## [What is being asked]
The data below should be restated word for word, with every picture omitted.

## [Collected data]
· · · · · · ·

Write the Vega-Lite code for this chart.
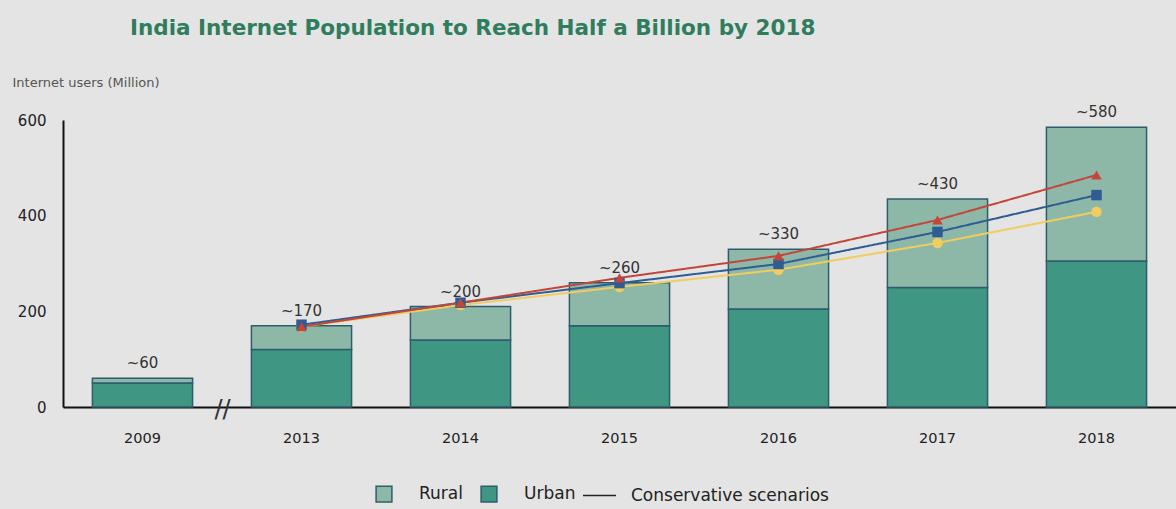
{
  "$schema": "https://vega.github.io/schema/vega-lite/v6.json",
  "width": 1113,
  "height": 287,
  "autosize": {"type": "none"},
  "padding": {"left": 63, "top": 120, "right": 0, "bottom": 102},
  "background": "#e4e4e4",
  "title": {
    "text": "India Internet Population to Reach Half a Billion by 2018",
    "anchor": "start",
    "frame": "group",
    "orient": "top",
    "offset": 20,
    "dx": 67,
    "font": "DejaVu Sans",
    "fontSize": 21.5,
    "fontWeight": "bold",
    "color": "#2f7d5c",
    "baseline": "alphabetic"
  },
  "config": {
    "view": {"stroke": null},
    "font": "DejaVu Sans",
    "axis": {"grid": false, "ticks": false, "domainColor": "#111", "domainWidth": 2, "labelColor": "#222", "labelFont": "DejaVu Sans", "labelFontSize": 14.5},
    "legend": {"labelFont": "DejaVu Sans", "labelFontSize": 17, "labelColor": "#222", "labelLimit": 0}
  },
  "datasets": {
    "bars": [
      {"year": "2009", "type": "Urban", "value": 50},
      {"year": "2009", "type": "Rural", "value": 10},
      {"year": "2013", "type": "Urban", "value": 120},
      {"year": "2013", "type": "Rural", "value": 50},
      {"year": "2014", "type": "Urban", "value": 140},
      {"year": "2014", "type": "Rural", "value": 70},
      {"year": "2015", "type": "Urban", "value": 170},
      {"year": "2015", "type": "Rural", "value": 90},
      {"year": "2016", "type": "Urban", "value": 205},
      {"year": "2016", "type": "Rural", "value": 125},
      {"year": "2017", "type": "Urban", "value": 250},
      {"year": "2017", "type": "Rural", "value": 185},
      {"year": "2018", "type": "Urban", "value": 305},
      {"year": "2018", "type": "Rural", "value": 280}
    ],
    "totals": [
      {"year": "2009", "total": 60, "label": "~60"},
      {"year": "2013", "total": 170, "label": "~170"},
      {"year": "2014", "total": 210, "label": "~200"},
      {"year": "2015", "total": 260, "label": "~260"},
      {"year": "2016", "total": 330, "label": "~330"},
      {"year": "2017", "total": 435, "label": "~430"},
      {"year": "2018", "total": 585, "label": "~580"}
    ],
    "scenarios": [
      {"year": "2013", "scenario": "C", "group": "Conservative scenarios", "value": 168},
      {"year": "2014", "scenario": "C", "group": "Conservative scenarios", "value": 213},
      {"year": "2015", "scenario": "C", "group": "Conservative scenarios", "value": 251},
      {"year": "2016", "scenario": "C", "group": "Conservative scenarios", "value": 287},
      {"year": "2017", "scenario": "C", "group": "Conservative scenarios", "value": 343},
      {"year": "2018", "scenario": "C", "group": "Conservative scenarios", "value": 408},
      {"year": "2013", "scenario": "B", "group": "Conservative scenarios", "value": 172},
      {"year": "2014", "scenario": "B", "group": "Conservative scenarios", "value": 218},
      {"year": "2015", "scenario": "B", "group": "Conservative scenarios", "value": 259},
      {"year": "2016", "scenario": "B", "group": "Conservative scenarios", "value": 299},
      {"year": "2017", "scenario": "B", "group": "Conservative scenarios", "value": 366},
      {"year": "2018", "scenario": "B", "group": "Conservative scenarios", "value": 443},
      {"year": "2013", "scenario": "A", "group": "Conservative scenarios", "value": 168},
      {"year": "2014", "scenario": "A", "group": "Conservative scenarios", "value": 218},
      {"year": "2015", "scenario": "A", "group": "Conservative scenarios", "value": 270},
      {"year": "2016", "scenario": "A", "group": "Conservative scenarios", "value": 316},
      {"year": "2017", "scenario": "A", "group": "Conservative scenarios", "value": 391},
      {"year": "2018", "scenario": "A", "group": "Conservative scenarios", "value": 485}
    ],
    "brk": [{"year": "2009", "value": 0, "mark": "//"}]
  },
  "encoding": {
    "x": {
      "field": "year", "type": "nominal",
      "scale": {"domain": ["2009", "2013", "2014", "2015", "2016", "2017", "2018"], "paddingInner": 0.37, "paddingOuter": 0.185},
      "axis": {"title": null, "labelAngle": 0, "labelPadding": 24}
    }
  },
  "layer": [
    {
      "data": {"name": "bars"},
      "mark": {"type": "bar", "stroke": "#2d5d6c", "strokeWidth": 1.5},
      "encoding": {
        "y": {
          "field": "value", "type": "quantitative", "stack": "zero",
          "scale": {"domain": [0, 600], "nice": false},
          "axis": {"values": [0, 200, 400, 600], "title": "Internet users (Million)", "titleAngle": 0, "titleAlign": "left", "titleBaseline": "middle", "titleX": -51, "titleY": -38, "titleFont": "DejaVu Sans", "titleFontSize": 13, "titleFontWeight": "normal", "titleColor": "#555", "labelPadding": 17, "labelFontSize": 15}
        },
        "fill": {
          "field": "type", "type": "nominal",
          "scale": {"domain": ["Rural", "Urban"], "range": ["#8db8a7", "#3f9683"]},
          "legend": {"title": null, "orient": "none", "legendX": 312, "legendY": 365, "direction": "horizontal", "symbolType": "square", "symbolSize": 250, "symbolStrokeColor": "#2d5d6c", "symbolStrokeWidth": 1.5, "columnPadding": 15, "labelOffset": 26}
        },
        "order": {"field": "type", "sort": "descending"}
      }
    },
    {
      "data": {"name": "totals"},
      "mark": {"type": "text", "dy": -15, "fontSize": 15, "color": "#333", "baseline": "middle", "font": "DejaVu Sans"},
      "encoding": {
        "y": {"field": "total", "type": "quantitative"},
        "text": {"field": "label"}
      }
    },
    {
      "data": {"name": "brk"},
      "mark": {"type": "text", "dx": 80, "dy": 3, "fontSize": 24, "color": "#333", "baseline": "middle", "font": "DejaVu Sans"},
      "encoding": {
        "y": {"field": "value", "type": "quantitative"},
        "text": {"field": "mark"}
      }
    },
    {
      "data": {"name": "scenarios"},
      "mark": {"type": "line", "strokeWidth": 2},
      "encoding": {
        "y": {"field": "value", "type": "quantitative"},
        "color": {"field": "scenario", "type": "nominal", "scale": {"domain": ["C", "B", "A"], "range": ["#f1cc5e", "#2f5c92", "#c2463a"]}, "legend": null},
        "strokeDash": {"field": "group", "type": "nominal", "scale": {"range": [[1, 0]]}, "legend": {"title": null, "orient": "none", "legendX": 519, "legendY": 358, "symbolType": "stroke", "symbolSize": 1089, "symbolStrokeColor": "#222", "symbolStrokeWidth": 1.5, "labelOffset": 14}}
      }
    },
    {
      "data": {"name": "scenarios"},
      "mark": {"type": "point", "filled": true, "opacity": 1, "size": 110},
      "encoding": {
        "y": {"field": "value", "type": "quantitative"},
        "color": {"field": "scenario", "type": "nominal", "legend": null},
        "shape": {"field": "scenario", "type": "nominal", "scale": {"domain": ["C", "B", "A"], "range": ["circle", "square", "triangle-up"]}, "legend": null}
      }
    }
  ]
}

· · · · · · ·

## [Expected output]
Write the Vega-Lite code for this chart.
{
  "$schema": "https://vega.github.io/schema/vega-lite/v6.json",
  "width": 1113,
  "height": 287,
  "autosize": {"type": "none"},
  "padding": {"left": 63, "top": 120, "right": 0, "bottom": 102},
  "background": "#e4e4e4",
  "title": {
    "text": "India Internet Population to Reach Half a Billion by 2018",
    "anchor": "start",
    "frame": "group",
    "orient": "top",
    "offset": 20,
    "dx": 67,
    "font": "DejaVu Sans",
    "fontSize": 21.5,
    "fontWeight": "bold",
    "color": "#2f7d5c",
    "baseline": "alphabetic"
  },
  "config": {
    "view": {"stroke": null},
    "font": "DejaVu Sans",
    "axis": {"grid": false, "ticks": false, "domainColor": "#111", "domainWidth": 2, "labelColor": "#222", "labelFont": "DejaVu Sans", "labelFontSize": 14.5},
    "legend": {"labelFont": "DejaVu Sans", "labelFontSize": 17, "labelColor": "#222", "labelLimit": 0}
  },
  "datasets": {
    "bars": [
      {"year": "2009", "type": "Urban", "value": 50},
      {"year": "2009", "type": "Rural", "value": 10},
      {"year": "2013", "type": "Urban", "value": 120},
      {"year": "2013", "type": "Rural", "value": 50},
      {"year": "2014", "type": "Urban", "value": 140},
      {"year": "2014", "type": "Rural", "value": 70},
      {"year": "2015", "type": "Urban", "value": 170},
      {"year": "2015", "type": "Rural", "value": 90},
      {"year": "2016", "type": "Urban", "value": 205},
      {"year": "2016", "type": "Rural", "value": 125},
      {"year": "2017", "type": "Urban", "value": 250},
      {"year": "2017", "type": "Rural", "value": 185},
      {"year": "2018", "type": "Urban", "value": 305},
      {"year": "2018", "type": "Rural", "value": 280}
    ],
    "totals": [
      {"year": "2009", "total": 60, "label": "~60"},
      {"year": "2013", "total": 170, "label": "~170"},
      {"year": "2014", "total": 210, "label": "~200"},
      {"year": "2015", "total": 260, "label": "~260"},
      {"year": "2016", "total": 330, "label": "~330"},
      {"year": "2017", "total": 435, "label": "~430"},
      {"year": "2018", "total": 585, "label": "~580"}
    ],
    "scenarios": [
      {"year": "2013", "scenario": "C", "group": "Conservative scenarios", "value": 168},
      {"year": "2014", "scenario": "C", "group": "Conservative scenarios", "value": 213},
      {"year": "2015", "scenario": "C", "group": "Conservative scenarios", "value": 251},
      {"year": "2016", "scenario": "C", "group": "Conservative scenarios", "value": 287},
      {"year": "2017", "scenario": "C", "group": "Conservative scenarios", "value": 343},
      {"year": "2018", "scenario": "C", "group": "Conservative scenarios", "value": 408},
      {"year": "2013", "scenario": "B", "group": "Conservative scenarios", "value": 172},
      {"year": "2014", "scenario": "B", "group": "Conservative scenarios", "value": 218},
      {"year": "2015", "scenario": "B", "group": "Conservative scenarios", "value": 259},
      {"year": "2016", "scenario": "B", "group": "Conservative scenarios", "value": 299},
      {"year": "2017", "scenario": "B", "group": "Conservative scenarios", "value": 366},
      {"year": "2018", "scenario": "B", "group": "Conservative scenarios", "value": 443},
      {"year": "2013", "scenario": "A", "group": "Conservative scenarios", "value": 168},
      {"year": "2014", "scenario": "A", "group": "Conservative scenarios", "value": 218},
      {"year": "2015", "scenario": "A", "group": "Conservative scenarios", "value": 270},
      {"year": "2016", "scenario": "A", "group": "Conservative scenarios", "value": 316},
      {"year": "2017", "scenario": "A", "group": "Conservative scenarios", "value": 391},
      {"year": "2018", "scenario": "A", "group": "Conservative scenarios", "value": 485}
    ],
    "brk": [{"year": "2009", "value": 0, "mark": "//"}]
  },
  "encoding": {
    "x": {
      "field": "year", "type": "nominal",
      "scale": {"domain": ["2009", "2013", "2014", "2015", "2016", "2017", "2018"], "paddingInner": 0.37, "paddingOuter": 0.185},
      "axis": {"title": null, "labelAngle": 0, "labelPadding": 24}
    }
  },
  "layer": [
    {
      "data": {"name": "bars"},
      "mark": {"type": "bar", "stroke": "#2d5d6c", "strokeWidth": 1.5},
      "encoding": {
        "y": {
          "field": "value", "type": "quantitative", "stack": "zero",
          "scale": {"domain": [0, 600], "nice": false},
          "axis": {"values": [0, 200, 400, 600], "title": "Internet users (Million)", "titleAngle": 0, "titleAlign": "left", "titleBaseline": "middle", "titleX": -51, "titleY": -38, "titleFont": "DejaVu Sans", "titleFontSize": 13, "titleFontWeight": "normal", "titleColor": "#555", "labelPadding": 17, "labelFontSize": 15}
        },
        "fill": {
          "field": "type", "type": "nominal",
          "scale": {"domain": ["Rural", "Urban"], "range": ["#8db8a7", "#3f9683"]},
          "legend": {"title": null, "orient": "none", "legendX": 312, "legendY": 365, "direction": "horizontal", "symbolType": "square", "symbolSize": 250, "symbolStrokeColor": "#2d5d6c", "symbolStrokeWidth": 1.5, "columnPadding": 15, "labelOffset": 26}
        },
        "order": {"field": "type", "sort": "descending"}
      }
    },
    {
      "data": {"name": "totals"},
      "mark": {"type": "text", "dy": -15, "fontSize": 15, "color": "#333", "baseline": "middle", "font": "DejaVu Sans"},
      "encoding": {
        "y": {"field": "total", "type": "quantitative"},
        "text": {"field": "label"}
      }
    },
    {
      "data": {"name": "brk"},
      "mark": {"type": "text", "dx": 80, "dy": 3, "fontSize": 24, "color": "#333", "baseline": "middle", "font": "DejaVu Sans"},
      "encoding": {
        "y": {"field": "value", "type": "quantitative"},
        "text": {"field": "mark"}
      }
    },
    {
      "data": {"name": "scenarios"},
      "mark": {"type": "line", "strokeWidth": 2},
      "encoding": {
        "y": {"field": "value", "type": "quantitative"},
        "color": {"field": "scenario", "type": "nominal", "scale": {"domain": ["C", "B", "A"], "range": ["#f1cc5e", "#2f5c92", "#c2463a"]}, "legend": null},
        "strokeDash": {"field": "group", "type": "nominal", "scale": {"range": [[1, 0]]}, "legend": {"title": null, "orient": "none", "legendX": 519, "legendY": 358, "symbolType": "stroke", "symbolSize": 1089, "symbolStrokeColor": "#222", "symbolStrokeWidth": 1.5, "labelOffset": 14}}
      }
    },
    {
      "data": {"name": "scenarios"},
      "mark": {"type": "point", "filled": true, "opacity": 1, "size": 110},
      "encoding": {
        "y": {"field": "value", "type": "quantitative"},
        "color": {"field": "scenario", "type": "nominal", "legend": null},
        "shape": {"field": "scenario", "type": "nominal", "scale": {"domain": ["C", "B", "A"], "range": ["circle", "square", "triangle-up"]}, "legend": null}
      }
    }
  ]
}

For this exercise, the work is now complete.